• WHAT YOU HAVE TO DO:
In the entries below, identify every line with the string "this" and copy it.

• RAW DATA:
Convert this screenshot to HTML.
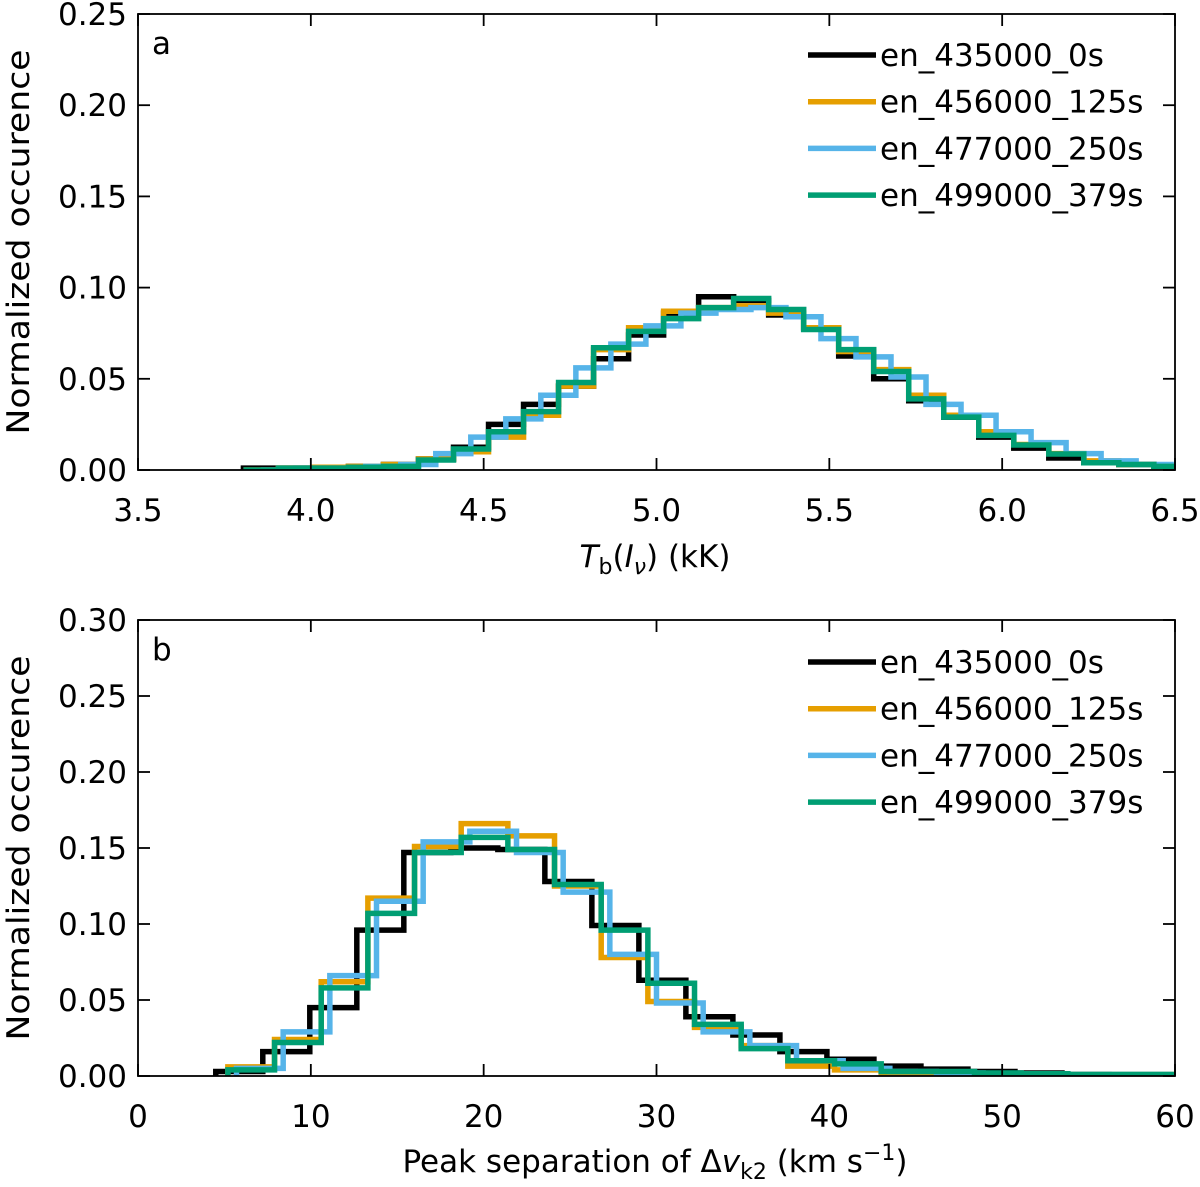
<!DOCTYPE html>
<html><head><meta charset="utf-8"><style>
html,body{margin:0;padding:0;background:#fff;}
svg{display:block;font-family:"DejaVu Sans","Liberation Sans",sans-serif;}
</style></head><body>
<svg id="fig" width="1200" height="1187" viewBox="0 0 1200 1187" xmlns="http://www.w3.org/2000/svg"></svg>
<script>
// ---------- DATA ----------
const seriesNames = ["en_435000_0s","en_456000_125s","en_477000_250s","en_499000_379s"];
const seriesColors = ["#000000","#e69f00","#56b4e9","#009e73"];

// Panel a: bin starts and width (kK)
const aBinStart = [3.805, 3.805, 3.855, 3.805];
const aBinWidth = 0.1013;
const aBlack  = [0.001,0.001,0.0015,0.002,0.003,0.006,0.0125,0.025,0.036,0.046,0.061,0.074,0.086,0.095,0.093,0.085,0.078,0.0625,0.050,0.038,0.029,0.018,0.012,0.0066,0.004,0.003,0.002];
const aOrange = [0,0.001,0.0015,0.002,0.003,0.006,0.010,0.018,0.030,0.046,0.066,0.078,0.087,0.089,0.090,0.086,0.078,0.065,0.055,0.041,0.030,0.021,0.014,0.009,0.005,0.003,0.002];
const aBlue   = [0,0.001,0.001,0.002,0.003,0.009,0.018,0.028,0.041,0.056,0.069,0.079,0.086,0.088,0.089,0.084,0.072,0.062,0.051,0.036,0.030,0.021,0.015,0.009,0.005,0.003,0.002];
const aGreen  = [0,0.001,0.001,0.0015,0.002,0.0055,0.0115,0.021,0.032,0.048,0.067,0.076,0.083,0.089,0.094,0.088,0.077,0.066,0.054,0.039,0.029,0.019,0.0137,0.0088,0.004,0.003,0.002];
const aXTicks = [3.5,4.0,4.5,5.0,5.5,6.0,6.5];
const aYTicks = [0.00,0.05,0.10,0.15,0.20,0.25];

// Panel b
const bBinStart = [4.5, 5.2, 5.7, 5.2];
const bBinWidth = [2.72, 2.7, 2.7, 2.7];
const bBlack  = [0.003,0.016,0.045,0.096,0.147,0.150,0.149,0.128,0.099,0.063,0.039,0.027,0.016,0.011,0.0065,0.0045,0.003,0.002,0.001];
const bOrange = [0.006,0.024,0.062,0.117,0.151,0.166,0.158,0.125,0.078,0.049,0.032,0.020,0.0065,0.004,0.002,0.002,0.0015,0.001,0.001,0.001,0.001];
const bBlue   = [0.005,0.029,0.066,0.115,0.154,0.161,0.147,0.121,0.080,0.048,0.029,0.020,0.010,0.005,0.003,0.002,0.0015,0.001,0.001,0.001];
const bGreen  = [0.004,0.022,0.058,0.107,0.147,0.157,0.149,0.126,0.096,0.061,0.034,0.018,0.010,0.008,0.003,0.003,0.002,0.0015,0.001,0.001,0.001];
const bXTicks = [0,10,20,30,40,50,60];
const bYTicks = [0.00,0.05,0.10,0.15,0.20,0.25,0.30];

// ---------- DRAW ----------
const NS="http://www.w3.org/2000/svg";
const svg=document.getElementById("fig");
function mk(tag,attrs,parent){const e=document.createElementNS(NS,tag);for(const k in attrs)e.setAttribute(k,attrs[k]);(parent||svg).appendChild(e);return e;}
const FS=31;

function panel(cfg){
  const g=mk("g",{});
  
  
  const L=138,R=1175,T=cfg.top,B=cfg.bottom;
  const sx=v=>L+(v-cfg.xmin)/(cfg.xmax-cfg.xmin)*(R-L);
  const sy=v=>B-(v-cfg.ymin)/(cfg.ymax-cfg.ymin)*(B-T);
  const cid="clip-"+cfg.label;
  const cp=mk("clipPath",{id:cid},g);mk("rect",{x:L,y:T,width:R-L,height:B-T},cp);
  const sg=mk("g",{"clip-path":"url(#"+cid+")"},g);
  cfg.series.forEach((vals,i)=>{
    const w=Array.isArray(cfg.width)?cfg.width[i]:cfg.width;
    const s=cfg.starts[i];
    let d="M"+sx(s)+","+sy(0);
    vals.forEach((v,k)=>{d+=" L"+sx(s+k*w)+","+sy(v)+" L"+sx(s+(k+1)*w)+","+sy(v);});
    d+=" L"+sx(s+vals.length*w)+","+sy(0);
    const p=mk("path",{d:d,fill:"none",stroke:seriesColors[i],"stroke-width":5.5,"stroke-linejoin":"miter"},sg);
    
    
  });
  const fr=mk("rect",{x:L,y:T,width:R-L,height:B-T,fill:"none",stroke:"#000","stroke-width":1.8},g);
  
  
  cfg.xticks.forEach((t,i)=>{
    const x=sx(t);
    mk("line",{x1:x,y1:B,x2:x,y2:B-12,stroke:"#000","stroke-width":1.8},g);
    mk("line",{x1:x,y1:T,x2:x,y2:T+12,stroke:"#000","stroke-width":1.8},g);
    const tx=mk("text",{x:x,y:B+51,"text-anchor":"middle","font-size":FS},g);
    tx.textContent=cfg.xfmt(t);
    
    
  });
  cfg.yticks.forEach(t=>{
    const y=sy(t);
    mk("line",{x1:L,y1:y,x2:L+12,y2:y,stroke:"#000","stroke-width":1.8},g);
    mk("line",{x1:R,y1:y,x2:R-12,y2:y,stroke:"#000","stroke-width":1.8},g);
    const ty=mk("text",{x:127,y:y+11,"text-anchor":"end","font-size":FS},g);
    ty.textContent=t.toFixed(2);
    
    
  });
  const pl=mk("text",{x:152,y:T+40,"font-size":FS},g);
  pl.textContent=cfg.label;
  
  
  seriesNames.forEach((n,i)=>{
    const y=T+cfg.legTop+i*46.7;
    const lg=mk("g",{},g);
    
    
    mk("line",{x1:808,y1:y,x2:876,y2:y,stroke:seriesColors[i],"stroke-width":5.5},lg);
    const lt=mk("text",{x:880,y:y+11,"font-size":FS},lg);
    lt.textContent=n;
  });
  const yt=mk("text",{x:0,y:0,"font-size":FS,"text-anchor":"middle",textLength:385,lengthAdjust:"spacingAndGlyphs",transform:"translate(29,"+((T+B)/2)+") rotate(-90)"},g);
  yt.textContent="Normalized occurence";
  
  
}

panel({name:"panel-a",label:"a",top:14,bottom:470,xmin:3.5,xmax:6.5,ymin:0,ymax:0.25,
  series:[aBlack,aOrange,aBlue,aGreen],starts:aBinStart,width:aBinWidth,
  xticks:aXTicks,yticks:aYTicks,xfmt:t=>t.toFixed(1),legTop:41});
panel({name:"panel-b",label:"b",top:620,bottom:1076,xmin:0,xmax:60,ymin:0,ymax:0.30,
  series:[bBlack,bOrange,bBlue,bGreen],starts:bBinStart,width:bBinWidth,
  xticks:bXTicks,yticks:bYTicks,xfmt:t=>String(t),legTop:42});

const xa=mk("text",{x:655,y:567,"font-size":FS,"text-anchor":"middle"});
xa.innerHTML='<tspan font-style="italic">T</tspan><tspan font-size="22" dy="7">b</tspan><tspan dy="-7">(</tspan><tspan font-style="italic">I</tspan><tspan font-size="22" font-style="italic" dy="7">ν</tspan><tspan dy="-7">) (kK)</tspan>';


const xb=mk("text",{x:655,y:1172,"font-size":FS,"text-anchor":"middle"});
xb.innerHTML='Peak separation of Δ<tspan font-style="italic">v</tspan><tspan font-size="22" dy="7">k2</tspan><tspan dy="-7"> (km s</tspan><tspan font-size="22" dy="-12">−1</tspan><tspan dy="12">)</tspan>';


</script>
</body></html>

---

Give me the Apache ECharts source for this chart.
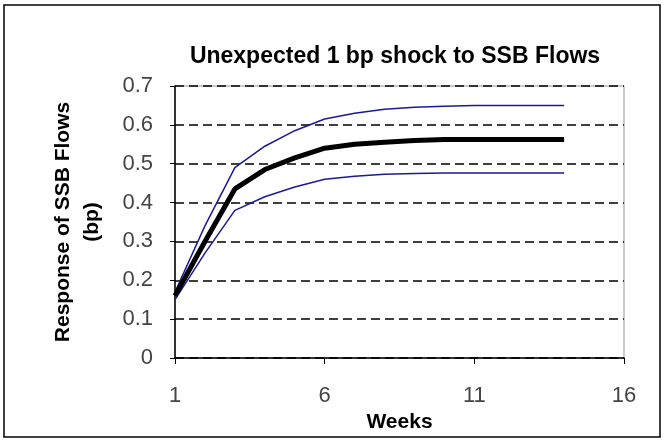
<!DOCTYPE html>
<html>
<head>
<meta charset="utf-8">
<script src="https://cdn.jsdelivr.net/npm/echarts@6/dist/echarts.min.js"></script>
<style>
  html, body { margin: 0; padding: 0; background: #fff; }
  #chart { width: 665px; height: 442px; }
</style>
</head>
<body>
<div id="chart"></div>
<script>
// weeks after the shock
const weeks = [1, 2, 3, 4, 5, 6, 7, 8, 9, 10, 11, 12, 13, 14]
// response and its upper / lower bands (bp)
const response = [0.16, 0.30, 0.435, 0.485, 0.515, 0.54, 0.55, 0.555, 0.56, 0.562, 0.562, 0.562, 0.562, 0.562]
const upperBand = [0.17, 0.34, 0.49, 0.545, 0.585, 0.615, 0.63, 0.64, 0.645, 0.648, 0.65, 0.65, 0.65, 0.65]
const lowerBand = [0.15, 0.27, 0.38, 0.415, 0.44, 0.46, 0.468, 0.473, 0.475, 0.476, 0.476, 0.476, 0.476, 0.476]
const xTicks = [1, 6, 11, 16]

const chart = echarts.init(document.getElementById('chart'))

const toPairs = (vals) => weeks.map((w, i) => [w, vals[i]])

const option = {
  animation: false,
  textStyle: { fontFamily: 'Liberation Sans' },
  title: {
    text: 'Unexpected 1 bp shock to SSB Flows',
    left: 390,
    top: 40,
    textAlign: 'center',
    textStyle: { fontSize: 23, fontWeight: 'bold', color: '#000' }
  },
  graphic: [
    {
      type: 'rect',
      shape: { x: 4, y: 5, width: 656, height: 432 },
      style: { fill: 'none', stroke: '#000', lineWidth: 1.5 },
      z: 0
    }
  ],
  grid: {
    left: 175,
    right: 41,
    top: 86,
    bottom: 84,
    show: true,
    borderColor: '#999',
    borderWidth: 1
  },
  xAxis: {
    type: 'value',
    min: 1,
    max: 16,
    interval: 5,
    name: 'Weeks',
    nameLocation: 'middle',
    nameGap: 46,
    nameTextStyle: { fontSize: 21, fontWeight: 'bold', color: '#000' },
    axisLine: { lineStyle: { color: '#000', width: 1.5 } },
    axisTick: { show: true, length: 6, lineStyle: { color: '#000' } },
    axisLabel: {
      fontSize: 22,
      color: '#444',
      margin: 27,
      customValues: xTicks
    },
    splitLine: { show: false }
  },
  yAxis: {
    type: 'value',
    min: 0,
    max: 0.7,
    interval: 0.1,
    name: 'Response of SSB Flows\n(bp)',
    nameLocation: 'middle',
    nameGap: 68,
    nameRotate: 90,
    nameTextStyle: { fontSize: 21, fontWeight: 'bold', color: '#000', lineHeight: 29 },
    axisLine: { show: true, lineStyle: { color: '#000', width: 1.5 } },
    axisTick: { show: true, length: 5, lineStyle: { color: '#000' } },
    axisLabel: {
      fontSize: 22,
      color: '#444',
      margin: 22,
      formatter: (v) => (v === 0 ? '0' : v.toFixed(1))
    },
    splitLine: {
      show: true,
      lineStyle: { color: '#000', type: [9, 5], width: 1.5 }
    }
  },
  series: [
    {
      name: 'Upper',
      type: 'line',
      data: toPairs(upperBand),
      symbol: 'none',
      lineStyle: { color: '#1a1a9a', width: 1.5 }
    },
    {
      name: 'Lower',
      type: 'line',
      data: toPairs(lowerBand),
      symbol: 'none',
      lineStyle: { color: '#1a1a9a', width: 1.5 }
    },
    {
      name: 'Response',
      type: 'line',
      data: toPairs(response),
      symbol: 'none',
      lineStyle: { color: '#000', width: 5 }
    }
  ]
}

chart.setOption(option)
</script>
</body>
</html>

==

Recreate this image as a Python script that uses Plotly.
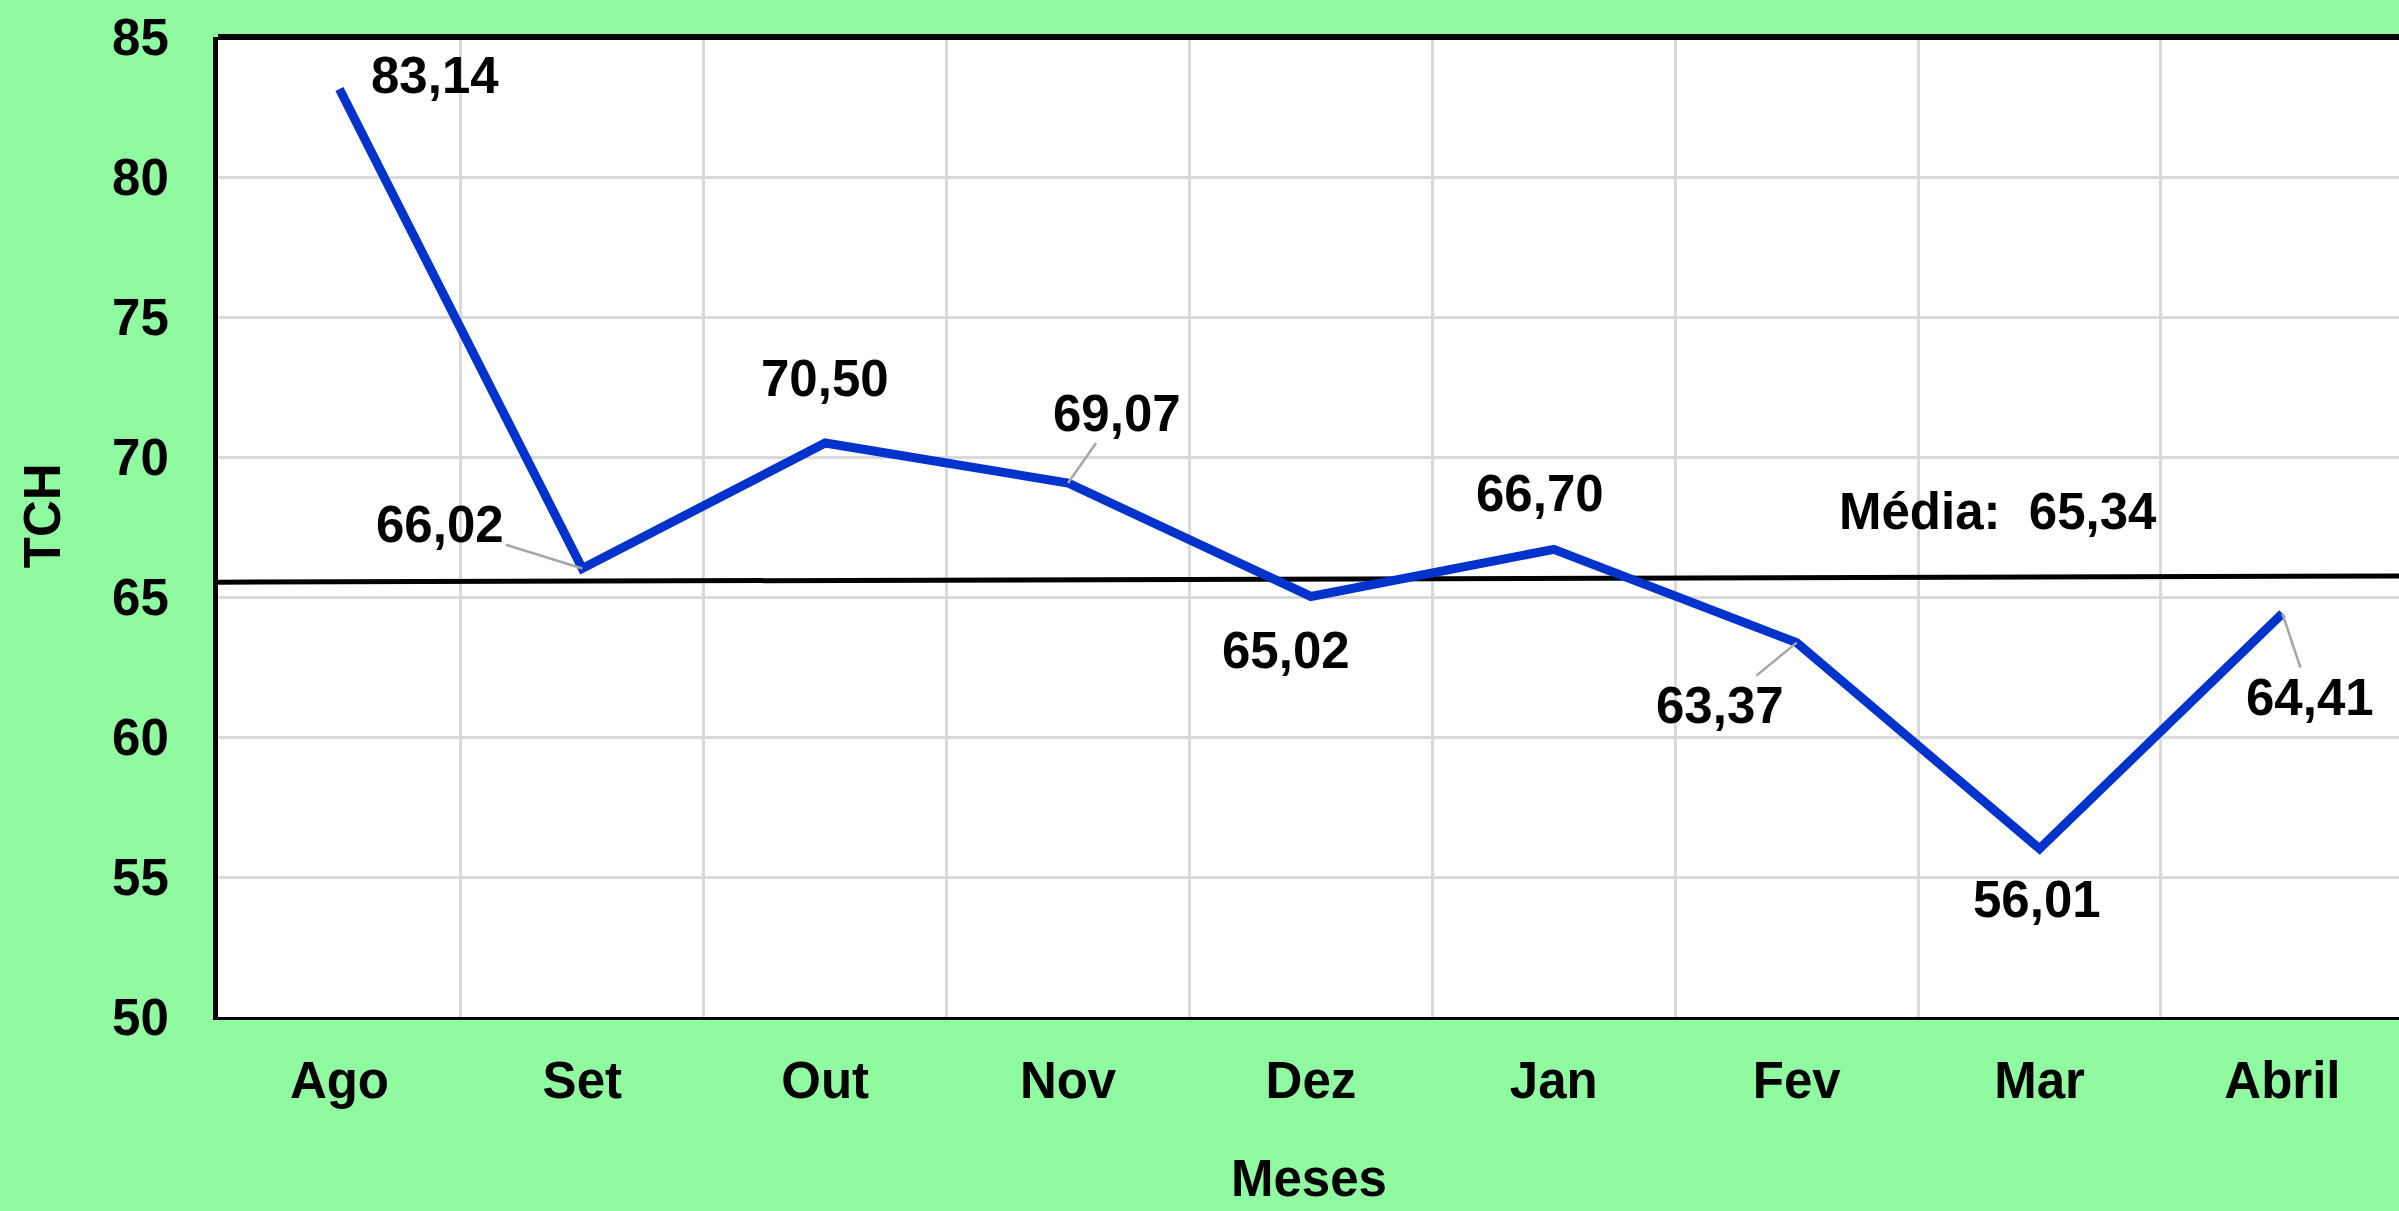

• EXERCISE SOLUTION:
Convert this screenshot to HTML.
Give me the Apache ECharts source for this chart.
Recreate this image as a Python script that uses Plotly.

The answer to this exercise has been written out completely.